** Input records **
----------

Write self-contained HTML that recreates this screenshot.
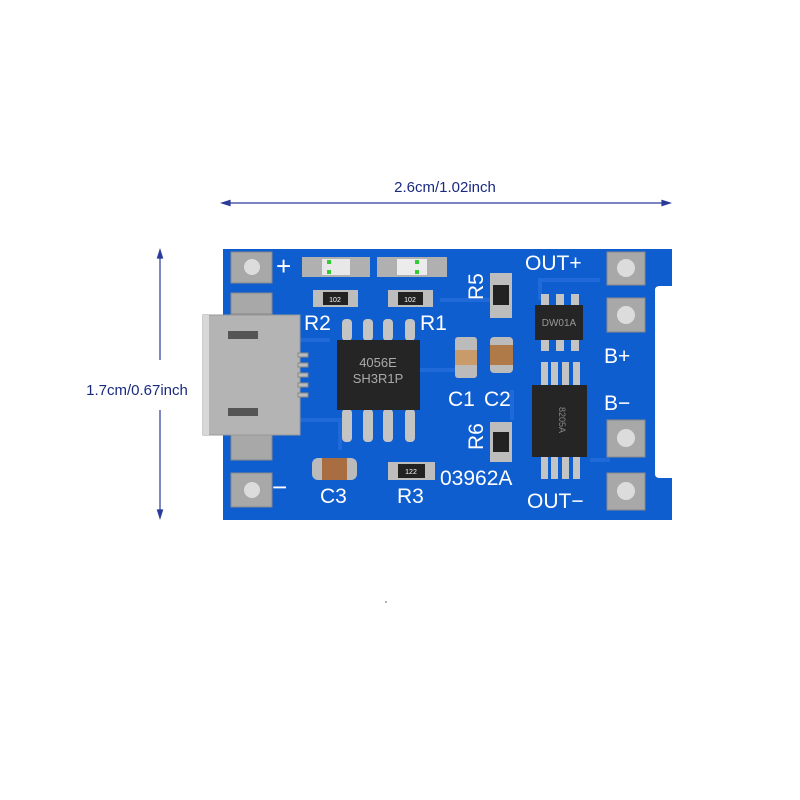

----------

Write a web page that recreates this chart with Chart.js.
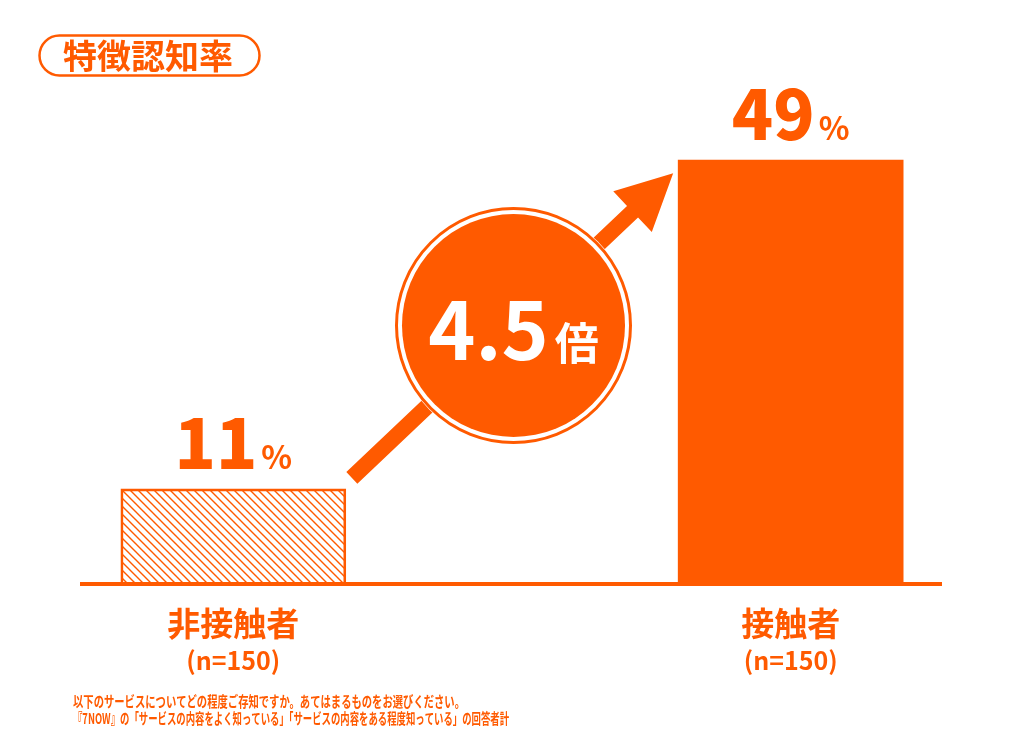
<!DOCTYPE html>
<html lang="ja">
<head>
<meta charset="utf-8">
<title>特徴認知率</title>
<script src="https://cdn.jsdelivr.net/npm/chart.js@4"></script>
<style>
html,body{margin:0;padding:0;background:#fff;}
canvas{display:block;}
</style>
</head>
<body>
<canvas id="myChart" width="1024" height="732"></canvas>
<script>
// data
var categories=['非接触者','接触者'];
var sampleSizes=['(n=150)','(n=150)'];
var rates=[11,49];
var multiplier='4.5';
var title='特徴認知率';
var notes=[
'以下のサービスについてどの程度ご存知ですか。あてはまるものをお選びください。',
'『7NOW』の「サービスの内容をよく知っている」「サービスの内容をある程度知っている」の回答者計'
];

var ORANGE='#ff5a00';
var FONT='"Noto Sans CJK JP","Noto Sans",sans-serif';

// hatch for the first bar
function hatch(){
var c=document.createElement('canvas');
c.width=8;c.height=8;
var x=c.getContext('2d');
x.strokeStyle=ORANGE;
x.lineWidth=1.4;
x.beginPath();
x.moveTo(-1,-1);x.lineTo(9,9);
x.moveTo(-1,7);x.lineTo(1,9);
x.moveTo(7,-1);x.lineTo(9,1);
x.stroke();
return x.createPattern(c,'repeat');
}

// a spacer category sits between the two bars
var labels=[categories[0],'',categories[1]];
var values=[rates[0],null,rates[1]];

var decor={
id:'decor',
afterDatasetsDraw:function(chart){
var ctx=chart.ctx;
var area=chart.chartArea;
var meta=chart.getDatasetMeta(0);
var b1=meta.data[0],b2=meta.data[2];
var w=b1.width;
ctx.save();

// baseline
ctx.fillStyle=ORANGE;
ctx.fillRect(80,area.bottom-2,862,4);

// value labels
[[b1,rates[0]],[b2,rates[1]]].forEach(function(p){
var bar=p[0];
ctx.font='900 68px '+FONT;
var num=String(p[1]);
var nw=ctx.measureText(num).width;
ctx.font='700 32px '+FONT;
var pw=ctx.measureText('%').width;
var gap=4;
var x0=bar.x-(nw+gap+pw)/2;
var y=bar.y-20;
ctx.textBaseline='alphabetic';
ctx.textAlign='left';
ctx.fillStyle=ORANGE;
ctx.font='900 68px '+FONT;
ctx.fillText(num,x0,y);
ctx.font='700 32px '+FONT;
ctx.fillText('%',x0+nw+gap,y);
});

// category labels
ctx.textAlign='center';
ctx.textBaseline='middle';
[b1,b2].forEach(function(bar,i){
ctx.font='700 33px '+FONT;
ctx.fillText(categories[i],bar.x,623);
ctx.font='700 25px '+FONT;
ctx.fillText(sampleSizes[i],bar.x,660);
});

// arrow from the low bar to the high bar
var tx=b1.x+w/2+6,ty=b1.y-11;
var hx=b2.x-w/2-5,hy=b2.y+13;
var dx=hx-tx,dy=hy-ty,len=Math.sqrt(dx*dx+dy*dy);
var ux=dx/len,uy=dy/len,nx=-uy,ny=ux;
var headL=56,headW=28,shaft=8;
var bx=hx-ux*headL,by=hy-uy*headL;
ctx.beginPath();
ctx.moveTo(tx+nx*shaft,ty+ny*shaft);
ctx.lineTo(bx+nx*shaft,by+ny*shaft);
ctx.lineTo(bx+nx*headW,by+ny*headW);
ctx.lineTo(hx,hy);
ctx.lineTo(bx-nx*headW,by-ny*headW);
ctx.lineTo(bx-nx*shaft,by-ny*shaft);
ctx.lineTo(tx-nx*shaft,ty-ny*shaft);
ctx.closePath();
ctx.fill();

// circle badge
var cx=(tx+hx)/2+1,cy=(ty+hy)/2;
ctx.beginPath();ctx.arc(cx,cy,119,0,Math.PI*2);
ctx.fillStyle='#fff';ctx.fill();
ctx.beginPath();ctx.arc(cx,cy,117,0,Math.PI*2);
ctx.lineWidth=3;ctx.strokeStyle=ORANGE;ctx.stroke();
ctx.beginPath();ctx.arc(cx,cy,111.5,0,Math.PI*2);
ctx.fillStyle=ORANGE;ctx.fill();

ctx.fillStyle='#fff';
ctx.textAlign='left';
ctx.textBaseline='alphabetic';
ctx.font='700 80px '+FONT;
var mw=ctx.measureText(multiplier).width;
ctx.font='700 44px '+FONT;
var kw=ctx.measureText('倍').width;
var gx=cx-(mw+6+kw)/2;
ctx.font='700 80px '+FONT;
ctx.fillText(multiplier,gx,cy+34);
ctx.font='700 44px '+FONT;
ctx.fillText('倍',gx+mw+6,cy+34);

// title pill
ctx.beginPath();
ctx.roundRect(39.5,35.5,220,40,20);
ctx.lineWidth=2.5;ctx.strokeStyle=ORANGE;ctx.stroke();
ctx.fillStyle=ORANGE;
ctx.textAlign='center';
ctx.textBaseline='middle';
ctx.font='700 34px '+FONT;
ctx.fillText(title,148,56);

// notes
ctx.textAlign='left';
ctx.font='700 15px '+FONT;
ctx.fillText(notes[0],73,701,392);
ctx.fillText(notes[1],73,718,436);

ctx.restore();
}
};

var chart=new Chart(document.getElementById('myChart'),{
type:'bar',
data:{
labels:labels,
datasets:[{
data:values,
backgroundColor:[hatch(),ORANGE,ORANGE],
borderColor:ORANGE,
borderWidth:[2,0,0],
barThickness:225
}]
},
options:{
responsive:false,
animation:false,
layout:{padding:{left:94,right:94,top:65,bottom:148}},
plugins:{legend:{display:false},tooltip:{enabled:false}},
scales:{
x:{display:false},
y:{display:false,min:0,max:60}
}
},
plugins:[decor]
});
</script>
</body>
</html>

----------

** Requirement **
Using the data above, print only the lines starting at the one with "Write a web" and ending at the one with "var values=[rates[0],null,rates[1]];", exactly as they stand, minus the pictures.

** Completed exercise **
Write a web page that recreates this chart with Chart.js.
<!DOCTYPE html>
<html lang="ja">
<head>
<meta charset="utf-8">
<title>特徴認知率</title>
<script src="https://cdn.jsdelivr.net/npm/chart.js@4"></script>
<style>
html,body{margin:0;padding:0;background:#fff;}
canvas{display:block;}
</style>
</head>
<body>
<canvas id="myChart" width="1024" height="732"></canvas>
<script>
// data
var categories=['非接触者','接触者'];
var sampleSizes=['(n=150)','(n=150)'];
var rates=[11,49];
var multiplier='4.5';
var title='特徴認知率';
var notes=[
'以下のサービスについてどの程度ご存知ですか。あてはまるものをお選びください。',
'『7NOW』の「サービスの内容をよく知っている」「サービスの内容をある程度知っている」の回答者計'
];

var ORANGE='#ff5a00';
var FONT='"Noto Sans CJK JP","Noto Sans",sans-serif';

// hatch for the first bar
function hatch(){
var c=document.createElement('canvas');
c.width=8;c.height=8;
var x=c.getContext('2d');
x.strokeStyle=ORANGE;
x.lineWidth=1.4;
x.beginPath();
x.moveTo(-1,-1);x.lineTo(9,9);
x.moveTo(-1,7);x.lineTo(1,9);
x.moveTo(7,-1);x.lineTo(9,1);
x.stroke();
return x.createPattern(c,'repeat');
}

// a spacer category sits between the two bars
var labels=[categories[0],'',categories[1]];
var values=[rates[0],null,rates[1]];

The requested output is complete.